Mas se é para a cidade ou para os arrabaldes – como quer Borges – que os gaúchos se acabam indo, eis que o substrato anterior pode continuar existindo na alma, se não na lida. É nas orillas – antes Palermo, agora já bairro semi-central de Buenos Aires - das cidades que o gaúcho aparece, e aí temos a figura de um contista como Aldyr Garcia Schlee, outro fronteiriço que, dentro de seu tempo nos apresenta cenários despidos de glamour campeiro: os antigos gaúchos são, agora, os vizinhos empobrecidos, que lutam por uma galinha para a refeição do dia.

Schlee, que estuda, conhece e traduz a fronteira na fronteira, nos aproxima o gaúcho como ele se mostra nos interiores de sua nova realidade; não julga, nos dá a conhecer as pequenas misérias de seus cotidianos.

E mesmo nos lugares e situações mais imprevistas surgem sucessores de Cyro Martins: o Gaucho Insufrible (2003), de Roberto Bolaño, é, a meu ver, uma espécie de Guedes às avessas, com seu campo estilizado, onde não há mais gado e quase cavalos, apenas coelhos, frutos de uma nova (ir)realidade. Nesse caso, o protagonista, Héctor Pereda, viúvo, pai dedicado e “advogado inatacável”, volta, já entrado em anos à sua terra de origem. Encontra seu rancho tapera e, aparentemente em delírio, só vê uns poucos coelhos à sua volta e paisanos que vão surgindo aos poucos. A realidade não existe mais, só a que a literatura e nossa memória vão criando e retro-alimentando. Não há nada além de texto e vazio.

O livro-poema Gaiteiro Velho, de Fausto Wolff (2003), mostra, também, principalmente em Missões, esse novo gaúcho: um gaúcho, que como Orlando, é imortal e já tem idade para conhecer o outro lado: quando fez 203 anos, achou que já era a hora de pendurar as esporas e depois de ter corrido o mundo, conhecido venturas e desventuras humanas, volta para sua terra, rememora seus feitos de homem do mundo – é um gaúcho cosmopolita, como o posterior de Güiraldes e o próprio Güiraldes – e na sua rememoração reencontra-se consigo mesmo e novamente se vê piá, última lembrança.

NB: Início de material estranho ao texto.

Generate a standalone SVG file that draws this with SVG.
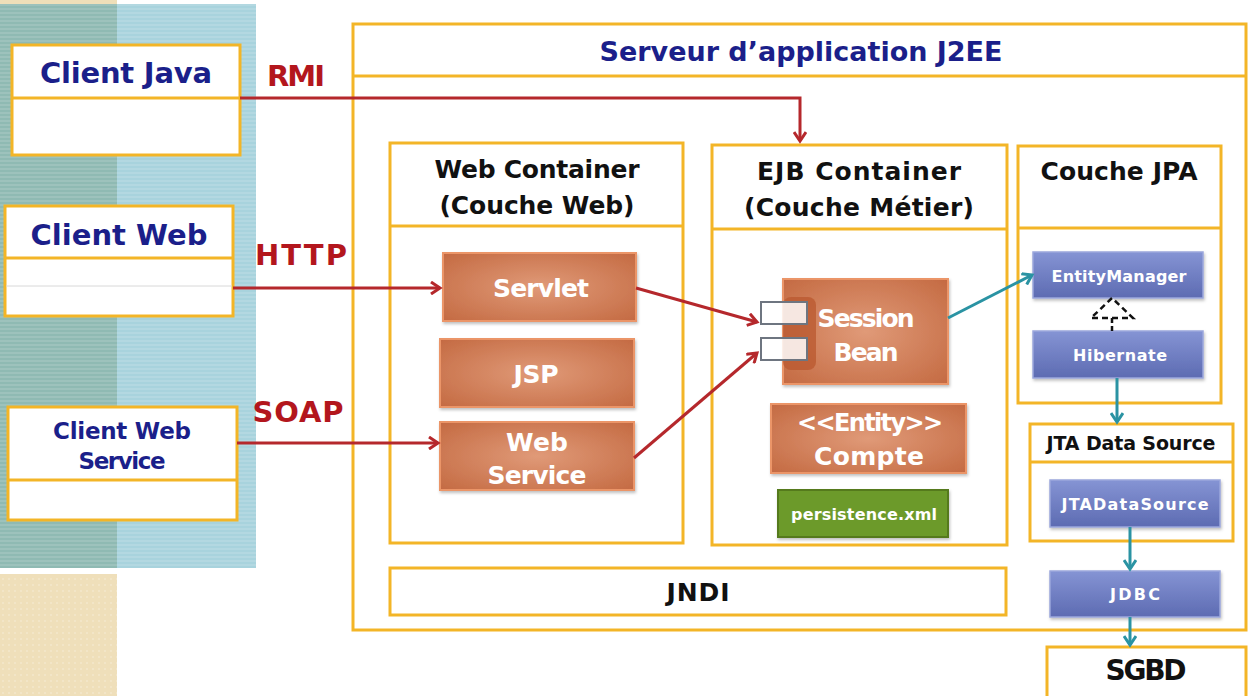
<svg xmlns="http://www.w3.org/2000/svg" width="1252" height="696" viewBox="0 0 1252 696">
<defs>
<style>
.box{fill:#fff;stroke:#f3b527;stroke-width:3}
.div{stroke:#f3b527;stroke-width:3}
.t{font-family:"DejaVu Sans","Liberation Sans",sans-serif;font-weight:bold;text-anchor:middle}
.blue{fill:#1b1f8a}
.red{fill:#b3161d}
.dark{fill:#111}
.wt{fill:#fff}
.orange{fill:url(#og);stroke:#eb9568;stroke-width:2}
.bl{fill:url(#bg);stroke:#9ba7dc;stroke-width:1.5}
.cr{fill:none;stroke:#b5282c;stroke-width:3}
.ct{fill:none;stroke:#2a93a3;stroke-width:3}
</style>
<radialGradient id="og" cx="0.5" cy="0.5" r="0.7">
<stop offset="0" stop-color="#e09a78"/>
<stop offset="1" stop-color="#c46a42"/>
</radialGradient>
<linearGradient id="bg" x1="0" y1="0" x2="0" y2="1">
<stop offset="0" stop-color="#8594d4"/>
<stop offset="1" stop-color="#5d6bb2"/>
</linearGradient>
<pattern id="stripes" width="4" height="4" patternUnits="userSpaceOnUse">
<rect width="4" height="2" fill="#ffffff" opacity="0.12"/>
</pattern>
<pattern id="dots" width="6" height="6" patternUnits="userSpaceOnUse">
<circle cx="3" cy="3" r="1" fill="#ffffff" opacity="0.25"/>
</pattern>
<marker id="ar" markerWidth="14" markerHeight="14" refX="11" refY="7" orient="auto" markerUnits="userSpaceOnUse">
<path d="M2,1 L11,7 L2,13" fill="none" stroke="#b5282c" stroke-width="3"/>
</marker>
<marker id="at" markerWidth="14" markerHeight="14" refX="11" refY="7" orient="auto" markerUnits="userSpaceOnUse">
<path d="M2,1 L11,7 L2,13" fill="none" stroke="#2a93a3" stroke-width="3"/>
</marker>
<filter id="sh" x="-10%" y="-10%" width="130%" height="140%">
<feDropShadow dx="1" dy="2" stdDeviation="1.5" flood-color="#000" flood-opacity="0.25"/>
</filter>
</defs>

<g id="background">
<rect x="0" y="0" width="1252" height="696" fill="#fff"/>
<rect x="0" y="0" width="117" height="4" fill="#efdfb9"/>
<rect x="0" y="4" width="117" height="564" fill="#8fbab3"/>
<rect x="117" y="4" width="139" height="564" fill="#a8d3dd"/>
<rect x="0" y="4" width="256" height="564" fill="url(#stripes)"/>
<rect x="0" y="574" width="117" height="122" fill="#efdfba"/>
<rect x="0" y="574" width="117" height="122" fill="url(#dots)"/>
</g>

<g id="client-java">
<rect class="box" x="12" y="45" width="228" height="110"/>
<line class="div" x1="12" y1="98" x2="240" y2="98"/>
<text class="t blue" x="126" y="83" font-size="29" textLength="172">Client  Java</text>
</g>

<g id="client-web">
<rect class="box" x="5" y="206" width="228" height="110"/>
<line class="div" x1="5" y1="258" x2="233" y2="258"/>
<line x1="6" y1="286" x2="232" y2="286" stroke="#d8d8d8" stroke-width="1"/>
<text class="t blue" x="119" y="245" font-size="29" textLength="177">Client  Web</text>
</g>

<g id="client-web-service">
<rect class="box" x="8" y="407" width="229" height="113"/>
<line class="div" x1="8" y1="480" x2="237" y2="480"/>
<text class="t blue" x="122" y="439" font-size="23" textLength="138">Client Web</text>
<text class="t blue" x="122" y="469" font-size="23" textLength="87">Service</text>
</g>

<g id="labels">
<text class="t red" x="296" y="86" font-size="29" textLength="58">RMI</text>
<text class="t red" x="301" y="265" font-size="29" textLength="92">HTTP</text>
<text class="t red" x="298" y="422" font-size="29" textLength="91">SOAP</text>
</g>

<g id="server">
<rect class="box" x="353" y="24" width="893" height="606"/>
<line class="div" x1="353" y1="76" x2="1246" y2="76"/>
<text class="t blue" x="801" y="61" font-size="27" textLength="403">Serveur d’application J2EE</text>
</g>

<g id="web-container">
<rect class="box" x="390" y="143" width="293" height="400"/>
<line class="div" x1="390" y1="226" x2="683" y2="226"/>
<text class="t dark" x="537" y="178" font-size="25" textLength="205">Web Container</text>
<text class="t dark" x="537" y="214" font-size="25" textLength="195">(Couche Web)</text>
</g>

<g id="ejb-container">
<rect class="box" x="712" y="145" width="295" height="400"/>
<line class="div" x1="712" y1="229" x2="1007" y2="229"/>
<text class="t dark" x="859" y="180" font-size="25" textLength="204">EJB Container</text>
<text class="t dark" x="859" y="216" font-size="25" textLength="230">(Couche Métier)</text>
</g>

<g id="couche-jpa">
<rect class="box" x="1018" y="146" width="203" height="257"/>
<line class="div" x1="1018" y1="228" x2="1221" y2="228"/>
<text class="t dark" x="1119" y="180" font-size="25" textLength="157">Couche JPA</text>
</g>

<g id="jta-data-source">
<rect class="box" x="1030" y="424" width="203" height="117"/>
<line class="div" x1="1030" y1="462" x2="1233" y2="462"/>
<text class="t dark" x="1131" y="450" font-size="19" textLength="169">JTA Data Source</text>
</g>

<g id="jndi">
<rect class="box" x="390" y="568" width="616" height="47"/>
<text class="t dark" x="698" y="601" font-size="25" textLength="63">JNDI</text>
</g>

<g id="sgbd">
<rect class="box" x="1047" y="647" width="199" height="60"/>
<text class="t dark" x="1146" y="680" font-size="28" textLength="81">SGBD</text>
</g>

<g id="servlet">
<rect class="orange" x="443" y="253" width="193" height="68" filter="url(#sh)"/>
<text class="t wt" x="541" y="297" font-size="25" textLength="96">Servlet</text>
</g>

<g id="jsp">
<rect class="orange" x="440" y="339" width="194" height="68" filter="url(#sh)"/>
<text class="t wt" x="536" y="383" font-size="25" textLength="45">JSP</text>
</g>

<g id="web-service">
<rect class="orange" x="440" y="422" width="194" height="68" filter="url(#sh)"/>
<text class="t wt" x="537" y="451" font-size="25" textLength="62">Web</text>
<text class="t wt" x="537" y="484" font-size="25" textLength="99">Service</text>
</g>

<g id="session-bean">
<rect class="orange" x="783" y="279" width="165" height="105" filter="url(#sh)"/>
<rect x="783" y="297" width="33" height="73" rx="8" fill="#b9582f" opacity="0.75"/>
<rect x="761" y="302" width="46" height="22" fill="#fff" fill-opacity="0.85" stroke="#6e7580" stroke-width="2"/>
<rect x="761" y="338" width="46" height="22" fill="#fff" fill-opacity="0.85" stroke="#6e7580" stroke-width="2"/>
<text class="t wt" x="866" y="327" font-size="25" textLength="97">Session</text>
<text class="t wt" x="866" y="361" font-size="25" textLength="65">Bean</text>
</g>

<g id="entity-compte">
<rect class="orange" x="771" y="404" width="195" height="69" filter="url(#sh)"/>
<text class="t wt" x="870" y="431" font-size="24" textLength="146">&lt;&lt;Entity&gt;&gt;</text>
<text class="t wt" x="869" y="465" font-size="25" textLength="110">Compte</text>
</g>

<g id="persistence-xml">
<rect x="778" y="490" width="170" height="47" fill="#6c9a2c" stroke="#547a1f" stroke-width="2" filter="url(#sh)"/>
<text class="t wt" x="864" y="520" font-size="16" textLength="146">persistence.xml</text>
</g>

<g id="entity-manager">
<rect class="bl" x="1033" y="252" width="170" height="46" filter="url(#sh)"/>
<text class="t wt" x="1119" y="282" font-size="16" textLength="135">EntityManager</text>
</g>

<g id="hibernate">
<rect class="bl" x="1033" y="331" width="170" height="47" filter="url(#sh)"/>
<text class="t wt" x="1120" y="361" font-size="16" textLength="94">Hibernate</text>
</g>

<g id="jtadatasource">
<rect class="bl" x="1050" y="480" width="170" height="47" filter="url(#sh)"/>
<text class="t wt" x="1135" y="510" font-size="16" textLength="147">JTADataSource</text>
</g>

<g id="jdbc">
<rect class="bl" x="1050" y="571" width="170" height="46" filter="url(#sh)"/>
<text class="t wt" x="1135" y="600" font-size="16" textLength="50">JDBC</text>
</g>

<g id="connectors">
<polyline class="cr" points="240,98 800,98 800,141" marker-end="url(#ar)"/>
<line class="cr" x1="233" y1="288" x2="440" y2="288" marker-end="url(#ar)"/>
<line class="cr" x1="237" y1="443" x2="438" y2="443" marker-end="url(#ar)"/>
<line class="cr" x1="636" y1="288" x2="757" y2="322" marker-end="url(#ar)"/>
<line class="cr" x1="634" y1="458" x2="757" y2="353" marker-end="url(#ar)"/>
<line class="ct" x1="948" y1="318" x2="1032" y2="275" marker-end="url(#at)"/>
<line x1="1112" y1="318" x2="1112" y2="331" stroke="#111" stroke-width="2.5" stroke-dasharray="5,3"/>
<polygon points="1112,298 1091,318 1133,318" fill="#fff" stroke="#111" stroke-width="2.5" stroke-dasharray="6,4"/>
<line class="ct" x1="1117" y1="378" x2="1117" y2="422" marker-end="url(#at)"/>
<line class="ct" x1="1130" y1="527" x2="1130" y2="569" marker-end="url(#at)"/>
<line class="ct" x1="1130" y1="617" x2="1130" y2="645" marker-end="url(#at)"/>
</g>
</svg>
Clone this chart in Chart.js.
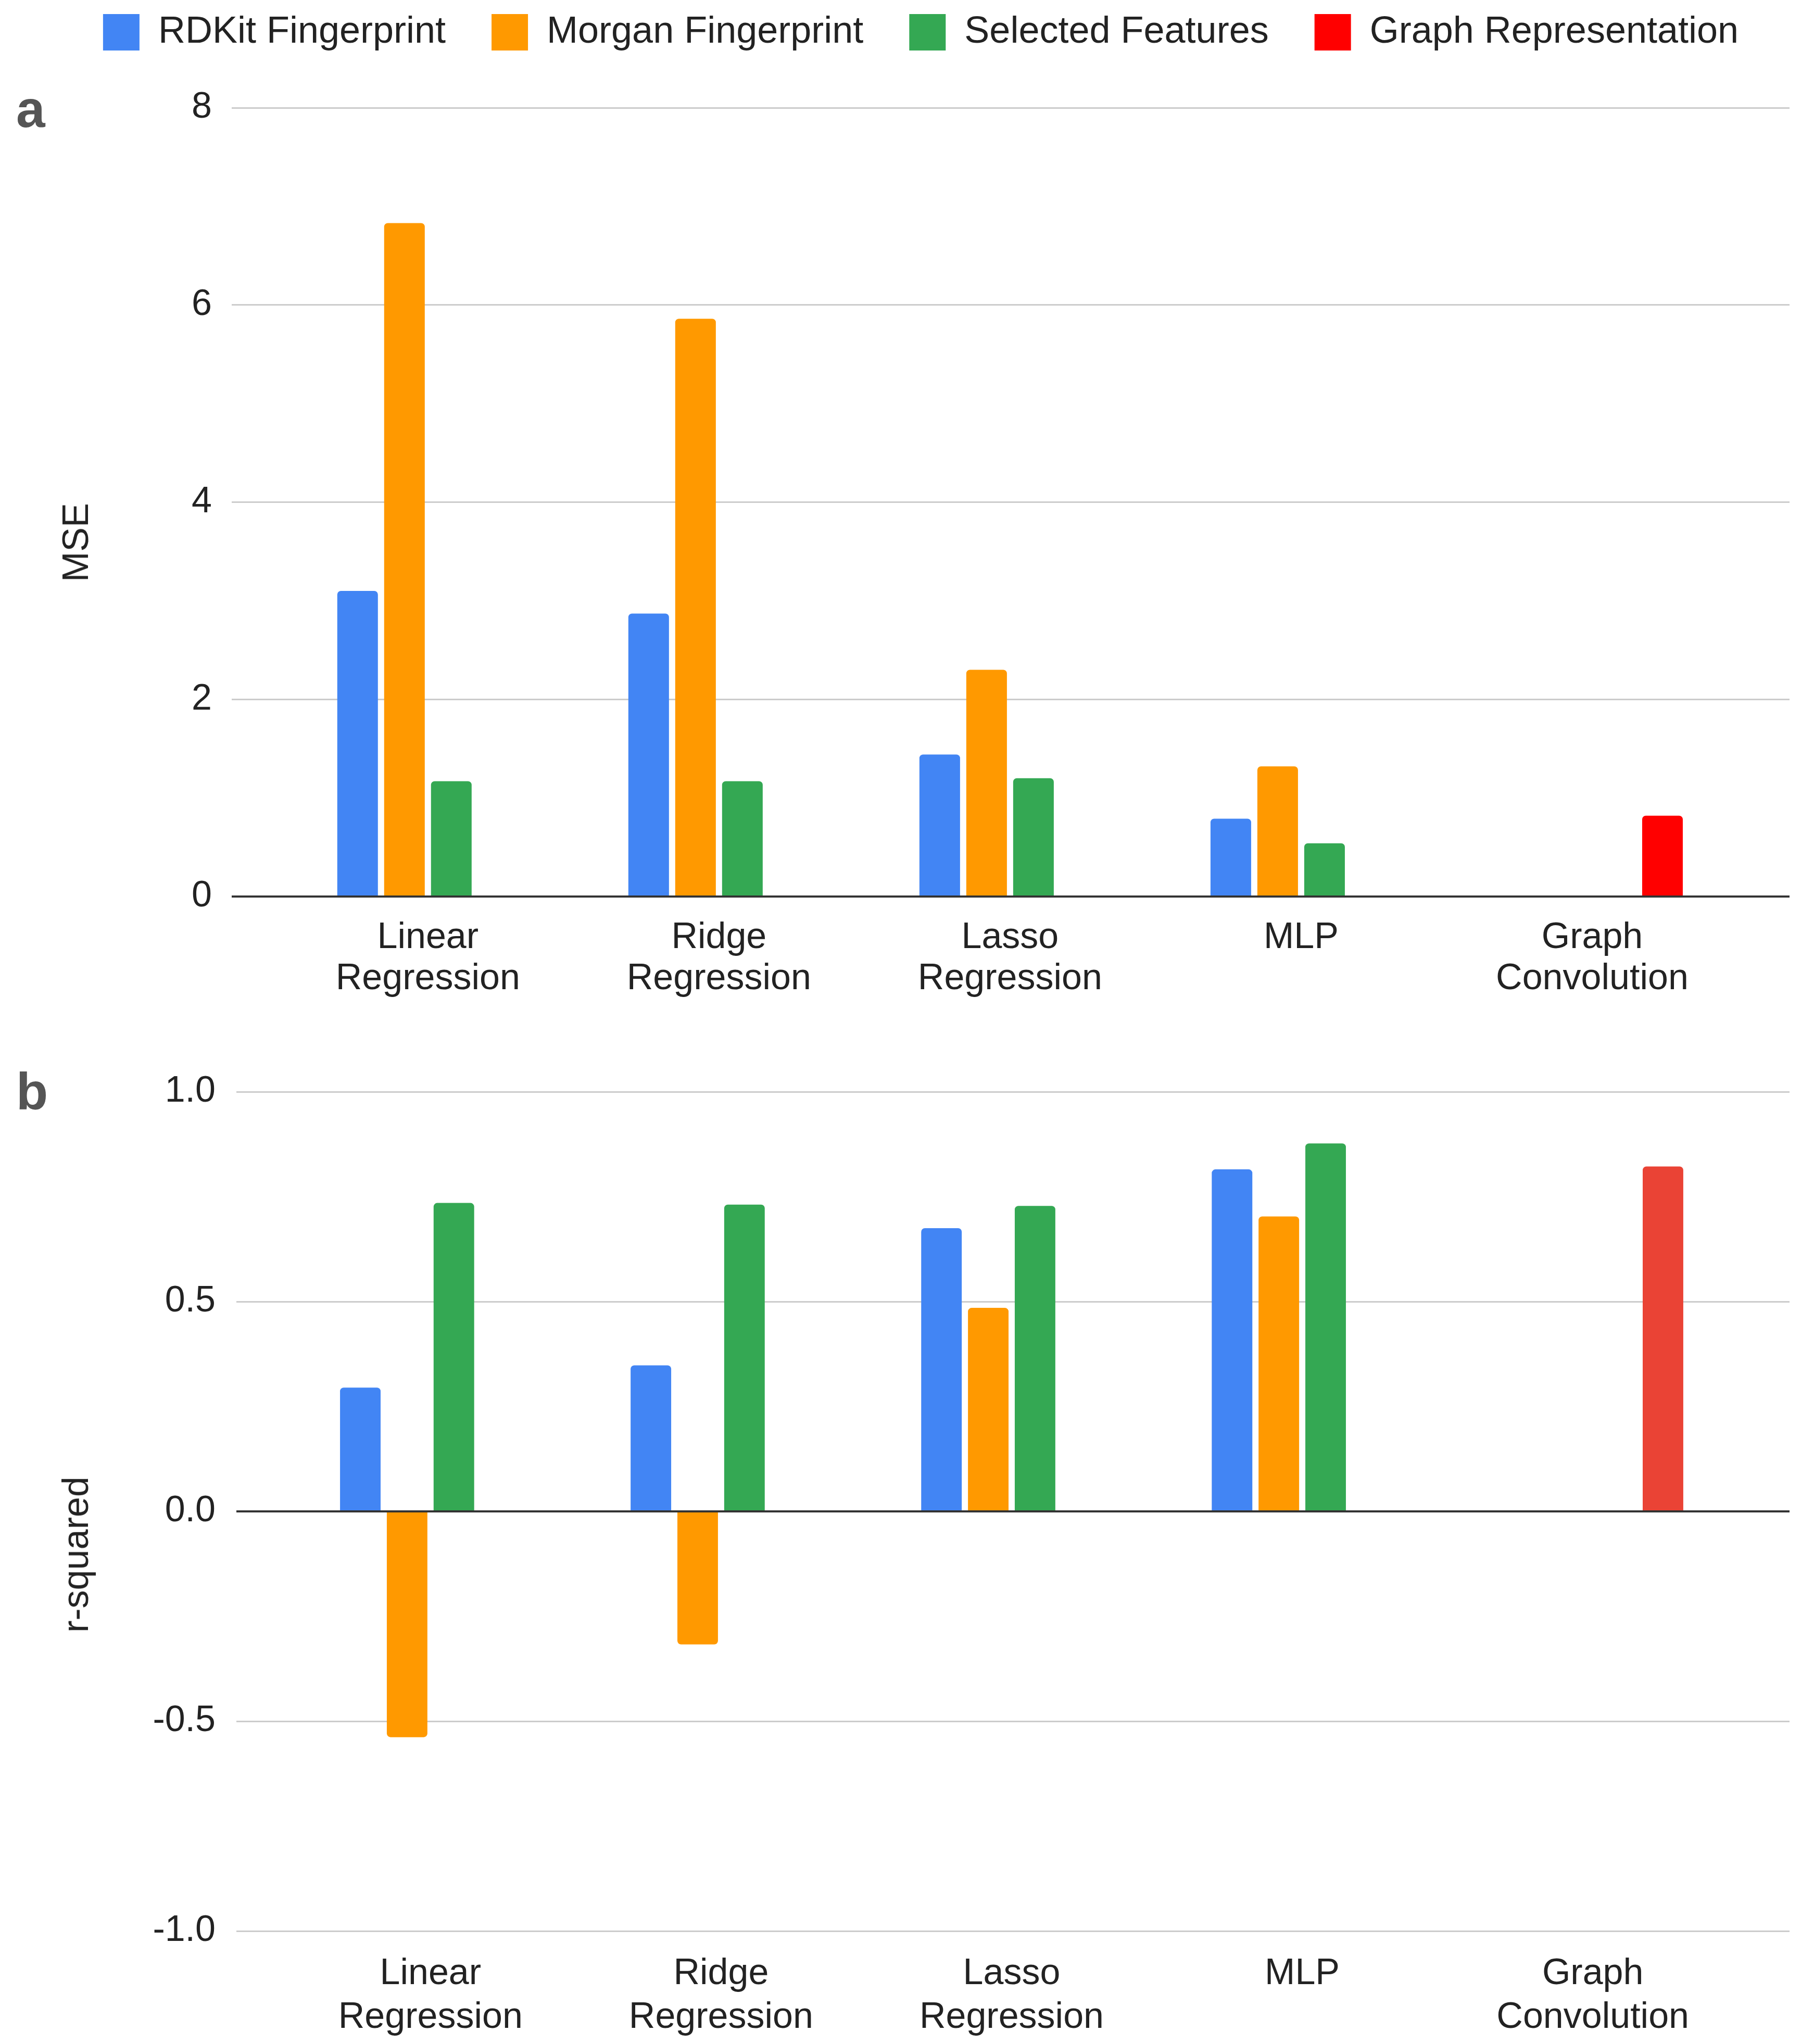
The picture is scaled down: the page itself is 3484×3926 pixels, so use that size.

Mas ataquemos por outra frente: em Ramilonga, de 1997, Vitor Ramil retoma sua Estética do Frio através dos poemas musicados de João da Cunha Vargas, além de composições próprias. Ramilonga é sua própria milonga, uma milonga que transcende o milênio. Indo ao Pampa é a volta a essa paisagem, pensando no ano 2000. Deixando o pago nos mostra também a rememoração.

Como pensa Ruben Oliven (1992) parte – gaúchos, campos, cavalos - e todo – paisagem, Prata, Brasil - são, fundamentalmente, cernes na construção de nossa identidade gaucha e andarenga. Hoje, nada mais cosmopolita do que gaúchos desfilando em passarelas européias e o tango eletrônico encontrando-se com a milonga em Vuelvo al Sur de Gothan Project.

Tudo é possível para o gaúcho depois de Cyro Martins e seus sucessores, até a sua sobrevivência.